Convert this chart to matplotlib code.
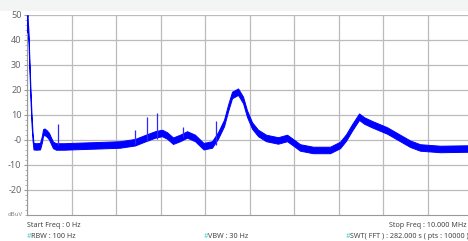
import matplotlib
matplotlib.use("Agg")
import matplotlib.pyplot as plt
from matplotlib.patches import Rectangle
from matplotlib.ticker import MultipleLocator

# spectrum trace: frequency (MHz), upper / lower edge of the noisy trace (dBuV)
freq = [0.000, 0.011, 0.034, 0.056, 0.079, 0.101, 0.124, 0.146, 0.202, 0.292, 0.337,
        0.360, 0.393, 0.449, 0.494, 0.539, 0.584, 0.652, 0.831, 1.124, 1.640, 2.090,
        2.427, 2.652, 2.876, 3.034, 3.146, 3.281, 3.438, 3.596, 3.775, 3.966, 4.157,
        4.292, 4.427, 4.517, 4.607, 4.742, 4.787, 4.854, 4.944, 5.056, 5.191, 5.371,
        5.640, 5.843, 6.000, 6.135, 6.427, 6.809, 7.034, 7.169, 7.303, 7.461, 7.573,
        7.753, 8.090, 8.382, 8.607, 8.831, 9.281, 10.000]
lvl_hi = [49.0, 50.0, 43.0, 31.0, 19.5, 10.5, 3.0, -1.2, -1.3, -1.2, 1.8,
          4.3, 4.6, 3.8, 2.8, 1.0, -0.7, -1.3, -1.3, -1.1, -0.8, -0.5,
          0.4, 2.0, 3.5, 4.1, 3.1, 1.0, 2.1, 3.5, 2.1, -1.2, -0.5,
          3.1, 8.1, 14.1, 19.3, 20.6, 19.3, 17.3, 11.8, 7.1, 4.1, 2.1,
          1.1, 2.1, 0.1, -1.7, -2.7, -2.7, -0.7, 2.3, 6.3, 10.6, 9.1,
          7.6, 5.1, 2.1, -0.2, -1.7, -2.3, -2.1]
lvl_lo = [43.0, 46.0, 39.0, 27.0, 15.5, 6.5, 0.0, -3.8, -3.9, -3.8, -0.8,
          1.7, 2.0, 1.2, 0.2, -1.6, -3.3, -3.9, -3.9, -3.7, -3.4, -3.1,
          -2.2, -0.6, 0.9, 1.5, 0.5, -1.6, -0.5, 0.9, -0.5, -3.8, -3.1,
          0.5, 5.5, 11.5, 16.7, 18.0, 16.7, 14.7, 9.2, 4.5, 1.5, -0.5,
          -1.5, -0.5, -2.5, -4.3, -5.3, -5.3, -3.3, -0.3, 3.7, 8.0, 6.5,
          5.0, 2.5, -0.5, -2.8, -4.3, -4.9, -4.7]

# isolated spurs standing above the noise: frequency (MHz), top level (dBuV)
spur_f = [0.697, 2.427, 2.697, 2.921, 3.506, 4.247]
spur_top = [6.5, 4.0, 9.0, 10.8, 5.0, 7.5]
spur_base = [-2.0, -1.5, -0.5, 0.5, 1.0, -2.0]

y_ticks = [50, 40, 30, 20, 10, 0, -10, -20]
y_labels = ["50", "40", "30", "20", "10", "-0", "-10", "-20"]

info_color = "#444444"
hash_color = "#4dd0c8"
trace_color = "#0000ff"

fig = plt.figure(figsize=(4.68, 2.41), dpi=100, facecolor="white")
fig.patches.append(Rectangle((0, 0.955), 1, 0.045, transform=fig.transFigure,
                             facecolor="#f3f4f4", edgecolor="none", zorder=0))

ax = fig.add_axes([0.0577, 0.108, 0.951, 0.830])
ax.set_xlim(0, 10)
ax.set_ylim(-30, 50)

ax.fill_between(freq, lvl_lo, lvl_hi, facecolor=trace_color, edgecolor=trace_color,
                linewidth=0.7, zorder=3)
ax.vlines(spur_f, spur_base, spur_top, color="#2a2aff", linewidth=0.9, zorder=3)

ax.set_xticks([i for i in range(11)])
ax.set_xticklabels([])
ax.set_yticks(y_ticks)
ax.set_yticklabels(y_labels, color="#666666", fontsize=6.5, family="Noto Sans")
ax.yaxis.set_minor_locator(MultipleLocator(2))
ax.tick_params(axis="x", length=0)
ax.tick_params(axis="y", which="major", length=2.5, color="#999999", pad=1.5)
ax.tick_params(axis="y", which="minor", length=1.5, color="#aaaaaa")
ax.grid(True, color="#bbbbbb", linewidth=0.9)
ax.set_axisbelow(True)
for side in ["top", "right"]:
    ax.spines[side].set_visible(False)
for side in ["left", "bottom"]:
    ax.spines[side].set_color("#999999")
    ax.spines[side].set_linewidth(0.8)

fig.text(0.017, 0.112, "dBuV", fontsize=4.3, color="#888888", family="Noto Sans", va="center")

fs = 5.2
fig.text(0.058, 0.066, "Start Freq : 0 Hz", fontsize=fs, color=info_color, family="Noto Sans", va="center")
fig.text(0.996, 0.066, "Stop Freq : 10.000 MHz", fontsize=fs, color=info_color, family="Noto Sans",
         va="center", ha="right")

row2 = 0.018
fig.text(0.058, row2, "#", fontsize=fs, color=hash_color, family="Noto Sans", va="center")
fig.text(0.067, row2, "RBW : 100 Hz", fontsize=fs, color=info_color, family="Noto Sans", va="center")
fig.text(0.435, row2, "#", fontsize=fs, color=hash_color, family="Noto Sans", va="center")
fig.text(0.444, row2, "VBW : 30 Hz", fontsize=fs, color=info_color, family="Noto Sans", va="center")
fig.text(0.738, row2, "#", fontsize=fs, color=hash_color, family="Noto Sans", va="center")
fig.text(0.747, row2, "SWT( FFT ) : 282.000 s ( pts : 10000 )", fontsize=fs, color=info_color,
         family="Noto Sans", va="center")

fig.savefig("out.png", dpi=100, facecolor=fig.get_facecolor())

• Given problem: Without the pictures, please reproduce each line of the listing above exactly, from the first one through the line bearing "from matplotlib.ticker import MultipleLocator".

• Task solution:
Convert this chart to matplotlib code.
import matplotlib
matplotlib.use("Agg")
import matplotlib.pyplot as plt
from matplotlib.patches import Rectangle
from matplotlib.ticker import MultipleLocator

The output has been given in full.